Graduating With Success and Pride

Helia Degan, Staff Writer

Senior year got you lost and cranky? College apps stealing all your TikTok Time (trademark pending)? Here are a few tricks to graduating with straight As, 1000% guaranteed to earn you admission to the establishment* of your choice.

1) An apple a day keeps the bad grades away

Teachers are actually allergic to apples, studies have shown. Being the masochists they are (why else would they assign a HEL paper due the week before winter break?), teachers have adopted this symbol for their profession to fool you into thinking they have no weaknesses. Purchase some of Howler’s apple scented teacher repellent (patent pending) to spray around the 1100s before your next AP Government test and watch it evaporate before your eyes.

If that doesn’t work,** schedule a club meeting in a teacher’s room with you as the only club member. Lunch with a teacher will give you ample opportunity to learn about their personal life so you can guess their password on Aeries. This is not creepy or stalkery at all.

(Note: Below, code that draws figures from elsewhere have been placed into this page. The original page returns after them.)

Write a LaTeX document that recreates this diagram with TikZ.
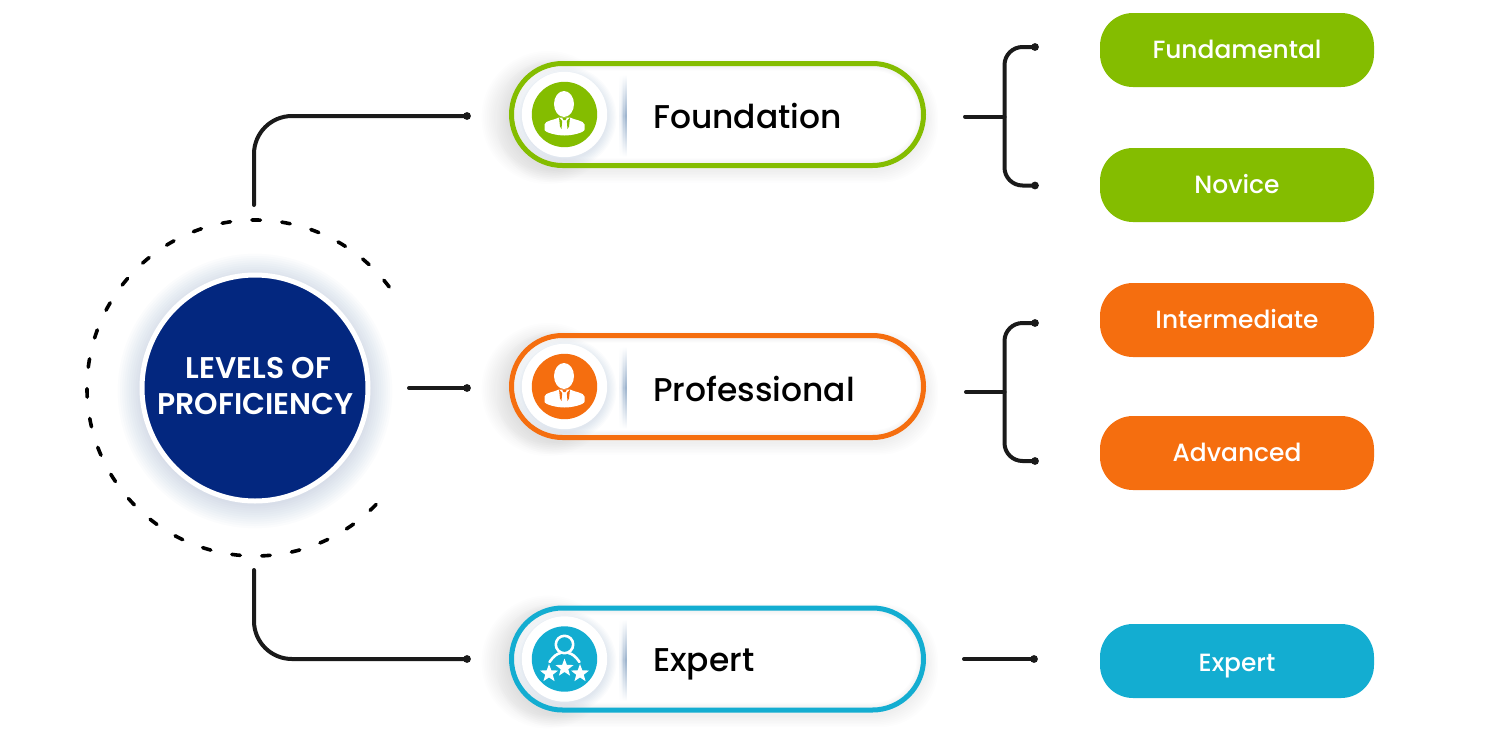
\documentclass[tikz,border=0pt]{standalone}
\usepackage{fontspec}
\setmainfont{Poppins}
\newfontfamily\medfont{Poppins Medium}
\newfontfamily\semifont{Poppins SemiBold}
\usetikzlibrary{shapes.geometric}
\definecolor{lvlgreen}{HTML}{84BD00}
\definecolor{lvlorange}{HTML}{F56E0F}
\definecolor{lvlblue}{HTML}{13ADD1}
\definecolor{corenavy}{HTML}{03277F}
\definecolor{inkblack}{HTML}{1A1A1A}
\definecolor{haze}{HTML}{5079A8}
\definecolor{softgrey}{HTML}{6E7680}
\tikzset{
	wire/.style={line width=4pt, color=inkblack, line cap=round, line join=round},
	tagbox/.style={rectangle, rounded corners=33pt, minimum width=274pt, minimum height=74pt, inner sep=0pt, text=white, text height=23pt, text depth=6pt, font=\medfont\fontsize{24.9}{28}\selectfont},
	levelbox/.style={rectangle, rounded corners=51pt, draw, line width=5pt, minimum width=412pt, minimum height=102pt, inner sep=0pt},
	leveltext/.style={anchor=base west, inner sep=0pt, text=black, font=\medfont\fontsize{32.9}{38}\selectfont},
	coreline/.style={inner sep=0pt, text=white, font=\semifont\fontsize{29.9}{35}\selectfont},
	smallstar/.style={star, star points=5, star point ratio=2.4, fill=white, minimum size=19pt, inner sep=0pt}
}
\begin{document}
\begin{tikzpicture}[x=1pt, y=-1pt, line join=round, line cap=round]
	\useasboundingbox (0,0) rectangle (1500,740);
	\fill[white] (0,0) rectangle (1500,740);

	% glow round the central disc
	\foreach \k in {1,...,11} {
		\fill[haze, opacity=0.02] (255,391) circle ({113+2.2*\k});
	}
	\node[circle, draw=white, line width=5pt, fill=corenavy, minimum size=226pt, inner sep=0pt] (core) at (255,388) {};
	\node[coreline] (coretop) at (258.5,368) {LEVELS OF};
	\node[coreline] (corebot) at (255.5,404) {PROFICIENCY};
	\draw[line width=3.6pt, color=black, dash pattern=on 8.5pt off 21.5pt, line cap=round] (core.center) ++(37:168 and -168) arc[start angle=-37, end angle=-323, radius=168];

	% the three level capsules
	\foreach \y/\base/\col/\nm/\lab in {114.5/128/lvlgreen/found/Foundation, 386.5/401/lvlorange/prof/Professional, 659/671/lvlblue/expt/Expert} {
		\foreach \k in {1,...,8} {
			\fill[softgrey, opacity=0.012, rounded corners=58pt] ({509-1.5*\k},{\y-52-0.8*\k+3}) rectangle ({926+1.5*\k},{\y+53+1.5*\k+3});
		}
		\foreach \k in {1,...,8} {
			\fill[softgrey, opacity=0.01] (548,{\y+3}) circle ({52+1.8*\k});
		}
		\fill[white, rounded corners=51pt] (511,{\y-51}) rectangle (924,{\y+51});
		\begin{scope}
			\clip[rounded corners=51pt] (511,{\y-51}) rectangle (924,{\y+51});
			\foreach \k in {1,...,6} {
				\draw[softgrey, opacity=0.018, line width={2.4*\k}, rounded corners=51pt] (511,{\y-51}) rectangle (924,{\y+51});
			}
			\foreach \k in {1,...,8} {
				\fill[haze, opacity=0.018] (565,{\y+3}) circle ({41+1.3*\k});
			}
		\end{scope}
		\node[levelbox, draw=\col] (\nm) at (717.5,\y) {};
		\fill[white] (564.5,\y) circle (42.7);
		\fill[\col] (564.5,\y) circle (32.7);
		% divider, darker towards its right side
		\foreach \i/\tint in {0/8, 1/16, 2/28, 3/42, 4/55} {
			\shade[top color=white, bottom color=white, middle color=haze!\tint] ({619.5+1.4*\i},{\y-40}) rectangle ({620.9+1.4*\i},{\y+42});
		}
		\node[leveltext] (\nm text) at (653,\base) {\lab};
	}

	% person icons
	\foreach \y/\col in {114.5/lvlgreen, 386.5/lvlorange} {
		\begin{scope}[shift={(564.5,\y)}]
			\fill[white] (-0.5,-10.5) ellipse (10 and 13);
			\fill[white] (-20,15) -- (-20,10) .. controls (-19.5,6) and (-10,5.5) .. (-5.5,3) -- (5.5,3) .. controls (10,5.5) and (19.5,6) .. (20,10) -- (20,15) .. controls (20,18) and (8,21) .. (0,21) .. controls (-8,21) and (-20,18) .. (-20,15) -- cycle;
			\fill[\col] (-5.5,3) -- (-2.3,6.5) -- (-3,14.5) -- (-4.5,12) -- cycle;
			\fill[\col] (5.5,3) -- (2.3,6.5) -- (3,14.5) -- (4.5,12) -- cycle;
			\fill[\col] (-2.5,3) -- (2.5,3) -- (1,5.5) -- (-1,5.5) -- cycle;
		\end{scope}
	}

	% expert icon
	\begin{scope}[shift={(564.5,659)}]
		\draw[white, line width=2.6pt] (0,-14.5) circle (8.7);
		\draw[white, line width=2.6pt] (-15,3) .. controls (-11,-3) and (-7,-5.5) .. (-4,-6) (4,-6) .. controls (7,-5.5) and (11,-3) .. (15,3);
		\node[smallstar] (starA) at (-15.5,14.5) {};
		\node[smallstar] (starB) at (0,9) {};
		\node[smallstar] (starC) at (15.5,14.5) {};
	\end{scope}

	% right-hand tags
	\node[tagbox, fill=lvlgreen] (fundamental) at (1237,50) {Fundamental};
	\node[tagbox, fill=lvlgreen] (novice) at (1237,185) {Novice};
	\node[tagbox, fill=lvlorange] (intermediate) at (1237,320) {Intermediate};
	\node[tagbox, fill=lvlorange] (advanced) at (1237,453) {Advanced};
	\node[tagbox, fill=lvlblue, text height=27pt] (experttag) at (1237,661) {Expert};

	% connector ends
	\coordinate (coreN) at (254,205);
	\coordinate (coreE) at (409,388);
	\coordinate (coreS) at (254,570);
	\coordinate (inF) at (467,116);
	\coordinate (inP) at (467,388);
	\coordinate (inE) at (467,659);
	\coordinate (stemF) at (965,116.5);
	\coordinate (spineF) at (1004.5,116.5);
	\coordinate (topF) at (1035,47);
	\coordinate (botF) at (1035,185.5);
	\coordinate (stemP) at (966,392);
	\coordinate (spineP) at (1004.5,392);
	\coordinate (topP) at (1035,323);
	\coordinate (botP) at (1035,461);
	\coordinate (stemE) at (964,659);
	\coordinate (endE) at (1034,659);

	\draw[wire, rounded corners=38pt] (coreN) |- (inF);
	\draw[wire] (coreE) -- (inP);
	\draw[wire, rounded corners=38pt] (coreS) |- (inE);
	\draw[wire] (stemF) -- (spineF);
	\draw[wire, rounded corners=18pt] (topF) -| (spineF) |- (botF);
	\draw[wire] (stemP) -- (spineP);
	\draw[wire, rounded corners=18pt] (topP) -| (spineP) |- (botP);
	\draw[wire] (stemE) -- (endE);

	\foreach \p in {inF,inP,inE,topF,botF,topP,botP,endE} {
		\fill[inkblack] (\p) circle (3.9);
	}
\end{tikzpicture}
\end{document}
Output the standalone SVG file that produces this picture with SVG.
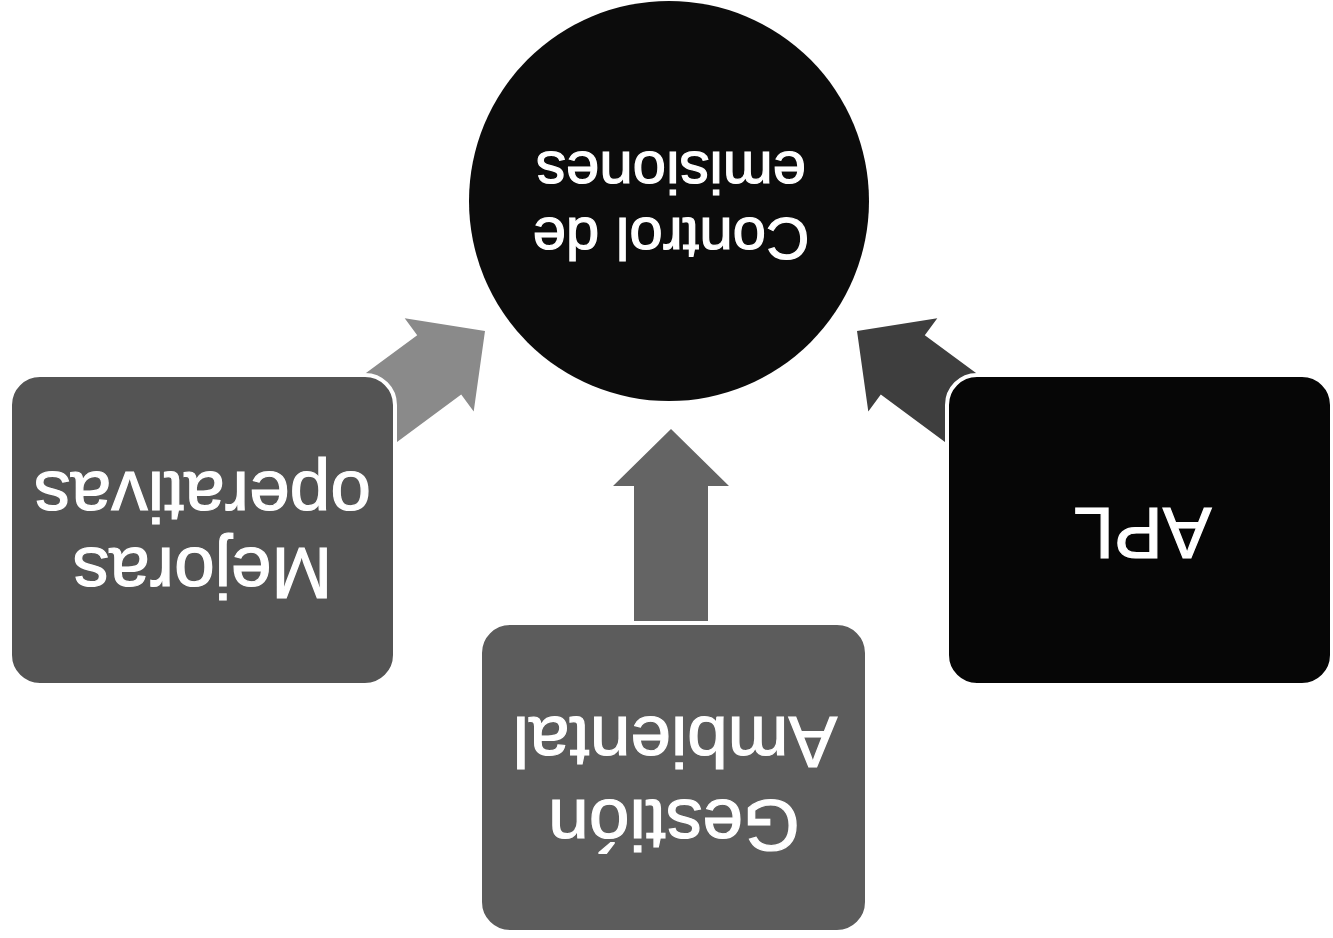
<svg xmlns="http://www.w3.org/2000/svg" width="1333" height="938" viewBox="0 0 1333 938">
<style>
.lbl{font-family:"Liberation Sans",Arial,sans-serif;fill:#ffffff;stroke:#ffffff;stroke-width:1.2;text-anchor:middle}
.box{font-size:73px}
.circ{font-size:60px}
.node{stroke:#ffffff;stroke-width:4}
</style>
<rect width="1333" height="938" fill="#ffffff"/>
<g id="connectors">
<polygon fill="#8a8a8a" points="485,331 404.7,318.3 417.2,335.2 336.8,394.6 380.8,454 461.2,394.6 473.7,411.5"/>
<polygon fill="#3e3e3e" points="857,331 937.3,318.3 924.8,335.2 1005.2,394.6 961.2,454 880.8,394.6 868.3,411.5"/>
<polygon fill="#646464" points="671,429 729,486 708,486 708,645 634,645 634,486 613,486"/>
</g>
<g id="node-center">
<circle cx="669" cy="201" r="200" fill="#0c0c0c"/>
<text class="lbl circ" x="671" y="218" transform="rotate(180 671 218)">Control de</text>
<text class="lbl circ" x="671" y="152" transform="rotate(180 671 152)">emisiones</text>
</g>
<g id="node-mejoras">
<rect class="node" x="10" y="375" width="385" height="310" rx="30" fill="#545454"/>
<text class="lbl box" x="202.5" y="548" transform="rotate(180 202.5 548)">Mejoras</text>
<text class="lbl box" x="202.5" y="472" transform="rotate(180 202.5 472)">operativas</text>
</g>
<g id="node-gestion">
<rect class="node" x="480" y="623" width="387" height="309" rx="30" fill="#5c5c5c"/>
<text class="lbl box" x="674" y="800" transform="rotate(180 674 800)">Gestión</text>
<text class="lbl box" x="675" y="717" transform="rotate(180 675 717)">Ambiental</text>
</g>
<g id="node-apl">
<rect class="node" x="947" y="375" width="385" height="310" rx="30" fill="#060606"/>
<text class="lbl box" x="1142.5" y="508" transform="rotate(180 1142.5 508)">APL</text>
</g>
</svg>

2) Never fear, Wikipedia is here!

Edit Wikipedia to match your own writing. If you can’t find the source you’re looking for to support your argumentative essay, edit the source yourself to match what you’re saying. It’s not plagiarism if you’re copying from yourself! If you’re worried about the Wikipedia team removing your edits, make a bot to continuously put them back. The worst that can happen is they will take the page down.

3) Make an A — literally

What was the point of two semesters in AP Computer Science if not to learn how to hack your teacher’s computer? This is a very good idea that will not at all get you suspended.***

4) Wear glasses

Fake thin-rimmed round glasses from Walmart, $10 bluelight glasses that turn your world to shades of yellow, prescription glasses that definitely aren’t strong enough after a year of online learning — you name it. Having a pair of spectacles on your nose immediately raises your IQ by 15 points, which teachers immediately recognize thanks to their special teacher-vision implants that allow them to see aptitude scores floating above your head.